▸ Records shown:
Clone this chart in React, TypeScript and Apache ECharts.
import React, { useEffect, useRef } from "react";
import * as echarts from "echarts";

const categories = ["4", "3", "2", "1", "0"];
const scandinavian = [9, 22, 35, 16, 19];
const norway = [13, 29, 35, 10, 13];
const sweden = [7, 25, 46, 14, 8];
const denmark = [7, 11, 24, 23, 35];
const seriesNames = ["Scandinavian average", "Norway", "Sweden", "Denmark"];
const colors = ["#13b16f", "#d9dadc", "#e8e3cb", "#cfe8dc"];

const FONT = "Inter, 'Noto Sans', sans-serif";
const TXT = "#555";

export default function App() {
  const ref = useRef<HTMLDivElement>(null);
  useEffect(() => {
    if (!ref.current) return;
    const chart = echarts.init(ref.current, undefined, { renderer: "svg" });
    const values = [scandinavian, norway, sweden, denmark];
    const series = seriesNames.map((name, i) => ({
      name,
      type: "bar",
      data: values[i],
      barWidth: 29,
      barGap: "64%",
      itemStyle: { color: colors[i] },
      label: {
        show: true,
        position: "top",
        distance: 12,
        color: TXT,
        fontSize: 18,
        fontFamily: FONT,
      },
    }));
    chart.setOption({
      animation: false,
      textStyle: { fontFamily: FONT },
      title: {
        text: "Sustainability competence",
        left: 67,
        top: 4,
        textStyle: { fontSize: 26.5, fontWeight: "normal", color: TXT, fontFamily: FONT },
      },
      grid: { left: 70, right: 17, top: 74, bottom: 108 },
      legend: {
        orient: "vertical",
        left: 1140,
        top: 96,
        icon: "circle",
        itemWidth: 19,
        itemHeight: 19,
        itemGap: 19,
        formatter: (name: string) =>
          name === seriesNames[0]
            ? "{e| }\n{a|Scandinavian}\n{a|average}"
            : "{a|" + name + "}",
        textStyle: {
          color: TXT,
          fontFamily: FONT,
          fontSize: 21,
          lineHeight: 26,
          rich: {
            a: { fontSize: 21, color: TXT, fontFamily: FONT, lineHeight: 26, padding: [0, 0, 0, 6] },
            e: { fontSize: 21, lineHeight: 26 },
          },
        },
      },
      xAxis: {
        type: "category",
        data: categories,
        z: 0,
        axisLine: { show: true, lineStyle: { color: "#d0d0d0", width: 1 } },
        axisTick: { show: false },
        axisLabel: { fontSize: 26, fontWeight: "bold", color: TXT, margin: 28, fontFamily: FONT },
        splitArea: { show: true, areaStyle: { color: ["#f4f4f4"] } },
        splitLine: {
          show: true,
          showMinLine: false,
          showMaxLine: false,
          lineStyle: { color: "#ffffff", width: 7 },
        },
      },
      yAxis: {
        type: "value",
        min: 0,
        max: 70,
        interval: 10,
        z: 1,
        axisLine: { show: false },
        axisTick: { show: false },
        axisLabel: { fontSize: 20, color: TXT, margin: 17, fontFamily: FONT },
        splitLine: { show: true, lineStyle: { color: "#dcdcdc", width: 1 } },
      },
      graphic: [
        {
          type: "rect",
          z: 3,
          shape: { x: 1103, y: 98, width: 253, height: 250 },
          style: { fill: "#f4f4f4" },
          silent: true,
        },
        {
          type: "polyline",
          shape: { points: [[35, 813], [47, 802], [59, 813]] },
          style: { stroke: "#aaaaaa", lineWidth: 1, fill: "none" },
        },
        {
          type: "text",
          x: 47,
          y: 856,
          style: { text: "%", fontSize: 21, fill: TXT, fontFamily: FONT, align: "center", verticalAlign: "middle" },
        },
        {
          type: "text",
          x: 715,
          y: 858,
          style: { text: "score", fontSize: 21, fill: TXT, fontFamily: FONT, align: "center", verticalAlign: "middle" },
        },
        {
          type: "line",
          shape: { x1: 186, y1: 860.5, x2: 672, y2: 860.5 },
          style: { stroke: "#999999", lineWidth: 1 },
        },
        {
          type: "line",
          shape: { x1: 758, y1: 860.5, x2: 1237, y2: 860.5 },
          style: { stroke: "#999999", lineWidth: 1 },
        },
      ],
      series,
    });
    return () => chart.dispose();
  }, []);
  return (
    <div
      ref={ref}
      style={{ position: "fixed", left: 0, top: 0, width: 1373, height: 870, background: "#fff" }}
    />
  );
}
==
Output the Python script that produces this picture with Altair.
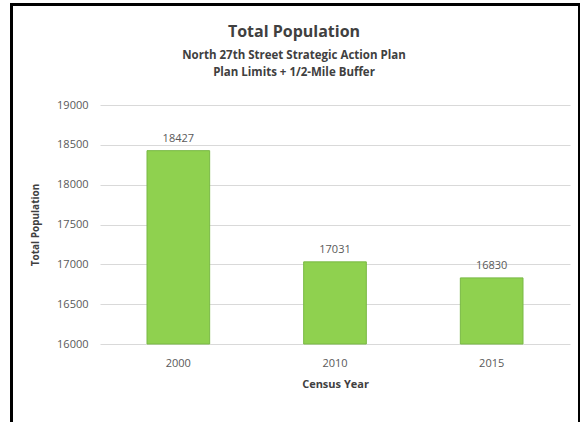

▸ Task to complete:
Begin at the line containing "Clone this chart", end at the line containing "import * as", and reproduce every line in that range exactly, both ends included.

▸ Answer below:
Clone this chart in React, TypeScript and Apache ECharts.
import React, { useEffect, useRef } from "react";
import * as echarts from "echarts";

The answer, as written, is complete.